Task details: Extract every line where the string "this" appears.

## Begin Record set

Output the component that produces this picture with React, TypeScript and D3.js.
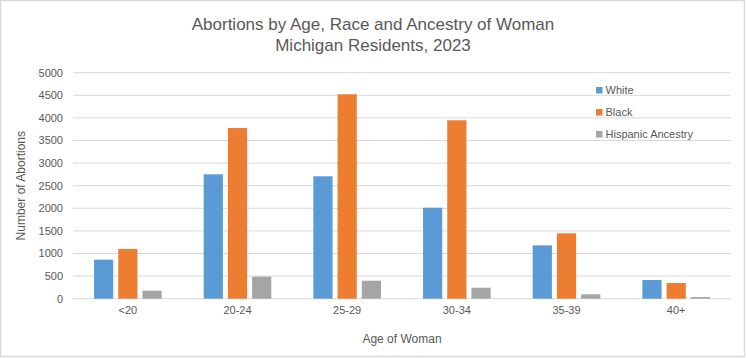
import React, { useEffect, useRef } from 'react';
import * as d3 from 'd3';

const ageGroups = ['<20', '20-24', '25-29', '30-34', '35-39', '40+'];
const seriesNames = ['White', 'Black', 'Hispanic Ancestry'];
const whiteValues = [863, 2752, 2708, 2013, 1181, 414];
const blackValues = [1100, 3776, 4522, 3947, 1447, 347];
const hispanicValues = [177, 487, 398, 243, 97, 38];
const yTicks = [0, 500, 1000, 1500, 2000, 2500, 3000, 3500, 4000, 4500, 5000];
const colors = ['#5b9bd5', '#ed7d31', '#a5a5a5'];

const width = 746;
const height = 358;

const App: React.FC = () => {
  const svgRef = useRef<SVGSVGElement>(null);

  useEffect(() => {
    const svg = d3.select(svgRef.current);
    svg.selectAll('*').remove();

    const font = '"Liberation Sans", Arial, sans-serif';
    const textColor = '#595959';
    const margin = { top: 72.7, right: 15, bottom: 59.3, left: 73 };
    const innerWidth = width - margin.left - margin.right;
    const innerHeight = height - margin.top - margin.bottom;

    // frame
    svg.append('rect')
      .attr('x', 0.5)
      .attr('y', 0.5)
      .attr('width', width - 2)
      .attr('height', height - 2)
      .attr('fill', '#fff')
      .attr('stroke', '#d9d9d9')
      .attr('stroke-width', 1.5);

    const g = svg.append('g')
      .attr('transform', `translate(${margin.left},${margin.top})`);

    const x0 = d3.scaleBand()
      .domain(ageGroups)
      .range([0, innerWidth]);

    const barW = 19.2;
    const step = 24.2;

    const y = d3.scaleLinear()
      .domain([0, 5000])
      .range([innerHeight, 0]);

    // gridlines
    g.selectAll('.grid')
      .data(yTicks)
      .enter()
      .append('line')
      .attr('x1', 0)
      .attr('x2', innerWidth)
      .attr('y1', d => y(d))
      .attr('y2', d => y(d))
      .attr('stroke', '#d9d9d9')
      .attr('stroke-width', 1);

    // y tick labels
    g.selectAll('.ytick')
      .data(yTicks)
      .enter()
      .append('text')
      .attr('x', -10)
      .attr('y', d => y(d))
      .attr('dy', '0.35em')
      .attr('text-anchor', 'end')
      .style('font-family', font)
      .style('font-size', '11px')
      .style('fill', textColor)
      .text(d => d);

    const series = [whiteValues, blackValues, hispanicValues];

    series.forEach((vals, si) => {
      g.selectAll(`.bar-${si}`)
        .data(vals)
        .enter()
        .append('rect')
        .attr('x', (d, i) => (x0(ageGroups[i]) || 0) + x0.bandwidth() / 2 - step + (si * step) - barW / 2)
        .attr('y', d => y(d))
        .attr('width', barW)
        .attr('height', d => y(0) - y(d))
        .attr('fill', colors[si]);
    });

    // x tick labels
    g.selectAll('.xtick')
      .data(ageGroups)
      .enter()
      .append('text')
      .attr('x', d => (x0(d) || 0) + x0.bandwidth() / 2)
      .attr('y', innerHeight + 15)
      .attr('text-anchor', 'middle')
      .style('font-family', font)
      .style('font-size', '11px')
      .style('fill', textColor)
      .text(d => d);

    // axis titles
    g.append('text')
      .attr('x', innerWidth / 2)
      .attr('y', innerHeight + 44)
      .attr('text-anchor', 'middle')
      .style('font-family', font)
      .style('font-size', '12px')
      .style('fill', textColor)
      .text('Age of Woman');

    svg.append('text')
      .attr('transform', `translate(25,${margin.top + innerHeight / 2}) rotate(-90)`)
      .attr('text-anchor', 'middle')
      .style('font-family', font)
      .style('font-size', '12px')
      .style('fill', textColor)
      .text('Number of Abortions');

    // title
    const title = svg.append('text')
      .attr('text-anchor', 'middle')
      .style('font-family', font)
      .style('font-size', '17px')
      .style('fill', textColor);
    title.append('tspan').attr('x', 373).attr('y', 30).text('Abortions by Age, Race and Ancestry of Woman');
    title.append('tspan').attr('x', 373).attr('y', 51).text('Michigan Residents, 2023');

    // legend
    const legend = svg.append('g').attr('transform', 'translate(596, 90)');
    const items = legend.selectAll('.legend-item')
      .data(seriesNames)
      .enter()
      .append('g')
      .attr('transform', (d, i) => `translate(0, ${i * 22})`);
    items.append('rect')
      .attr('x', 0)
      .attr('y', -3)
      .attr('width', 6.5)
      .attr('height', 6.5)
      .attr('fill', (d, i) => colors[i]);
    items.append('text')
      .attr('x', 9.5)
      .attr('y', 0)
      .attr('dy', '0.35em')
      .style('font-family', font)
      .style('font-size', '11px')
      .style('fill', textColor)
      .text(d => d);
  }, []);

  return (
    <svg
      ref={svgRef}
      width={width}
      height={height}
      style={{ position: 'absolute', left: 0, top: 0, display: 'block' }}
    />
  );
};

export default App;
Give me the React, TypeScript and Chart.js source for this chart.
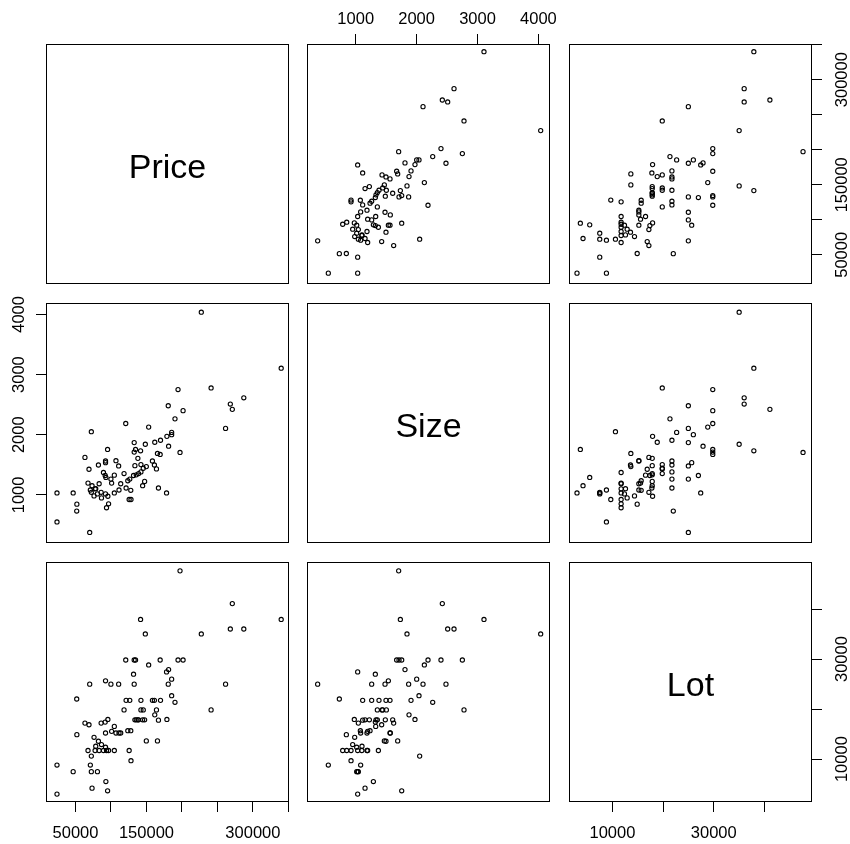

## End Record set

Solution:
Output the component that produces this picture with React, TypeScript and D3.js.
Give me the React, TypeScript and Chart.js source for this chart.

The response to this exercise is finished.